Riparati dalla penombra della foresta, Stauffenberg e i suoi complici effettuano le modifiche procedurali dell'Operazione Valchiria che dovrebbero consentire loro di ottenere il controllo delle truppe e dare vita al colpo di Stato. Intanto Stauffenberg è informato di essere stato promosso a una posizione gerarchica che gli consente di avere accesso al ristretto circolo interno di Hitler. È l'occasione che aspetta e ne informa i congiurati, che lo eleggono esecutore materiale dell'attentato. È il 6 giugno 1944 e le forze alleate sbarcano in Normandia, la liberazione dell'Europa occupata dai nazisti è iniziata. Il primo meeting a cui Stauffenberg è convocato ha luogo il 15 luglio 1944 nella Wolfschanze, la tana del lupo, il quartier generale di un Hitler sempre più paranoico, nella foresta della Prussia orientale. A questa punto la sceneggiatura sembra quella di un thriller. È il gioco degli sguardi cui lo spettatore è chiamato a partecipare. Entrato nel bunker, Stauffenberg nota l'assenza di Heinrich Himmler, capo delle SS. Il piano è abortito: inutile uccidere Hitler, senza assassinare Himmler, che prenderebbe il posto del Führer.
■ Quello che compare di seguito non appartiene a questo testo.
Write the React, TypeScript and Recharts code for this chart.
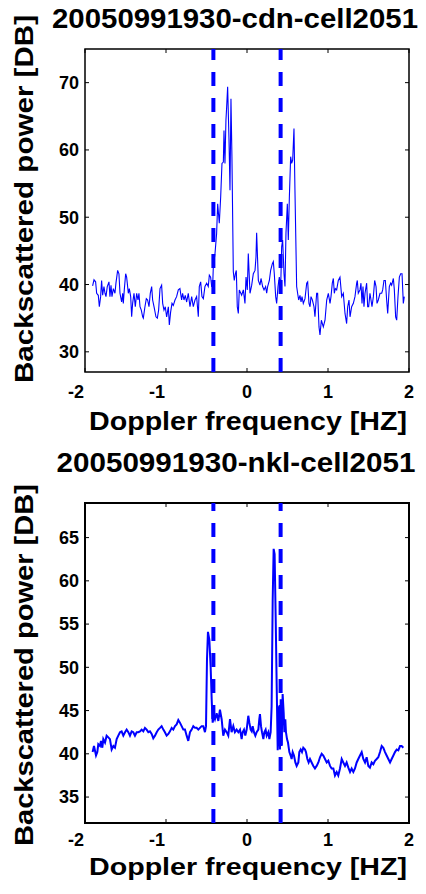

Ma ecco, poco dopo, arriva la scena clou. È il 20 luglio 1944. L'Armata rossa ha liberato mezza Polonia e si sta avvicinando alla Germania. La tragedia si sta consumando. Hitler convoca una riunione dello Stato Maggiore. Stauffenberg ha deciso: effettuerà il suo piano, indipendentemente da chi sarà presente. Prima ci si sbarazza del Führer e meglio è per la Germania, che il colonnello si illude di poter ancora salvare. Stauffenberg parte in aereo, porta con sé una borsa con due ordigni muniti di detonatore a scoppio ritardato. Ma la riunione è anticipata di mezz'ora perché Hitler attende l'arrivo di Benito Mussolini. Stauffenberg chiede di appartarsi con il pretesto di dover cambiare la camicia. E mentre prepara la carica, Stauffenberg è interrotto dall'arrivo di un sergente che lo sollecita a fare presto. Stauffenberg esce quindi con una sola bomba (e non due) nella valigetta. Ma lo attende un'altra sorpresa, il briefing non si terrà nel bunker chiuso, ma in una baita con porta e finestre spalancate: una situazione che smorza l'impatto di una carica esplosiva. Il colonnello non si dà per vinto. Sottolineando di avere l'udito menomato a causa delle ferite di guerra, chiede di essere posto vicino a Hitler. Appena seduto, posa la borsa accanto alla gamba destra del dittatore e, con il pretesto di una telefonata urgente, si allontana. Improvvisamente, con una deflagrazione, la baita crolla come un castello di carte. La camera fa vedere Stauffenberg che, superando i posti di blocco, riparte per Berlino convinto di aver ucciso Hitler.

A questo punto lo spettatore vede tutto con gli occhi del generale Erich Fellgiebel (un altro cospiratore): gli si presenta un Hitler zoppicante, stordito, con abiti a brandelli, che viene allontanato dalle rovine fumanti della baita. Intanto i cospiratori a Berlino, investiti da notizie contraddittorie, decidono di non intraprendere alcuna iniziativa. È solo nel pomeriggio che un furente Stauffenberg dà l'ordine di dare il via all'Operazione Valchiria. Edifici governativi e stazioni-radio vengono presidiati e circondati. Ma il complotto è stato scoperto e il ministro della Propaganda, Joseph Goebbels, riesce a convincere il comandante delle guardie ad accettare solo ordini autorizzati da Hitler. Stauffenberg, condannato a morte (come gli altri), prima di esalare l'ultimo respiro, urla orgoglioso: "Lunga vita alla sacra Germania!". Un eroe tardivo?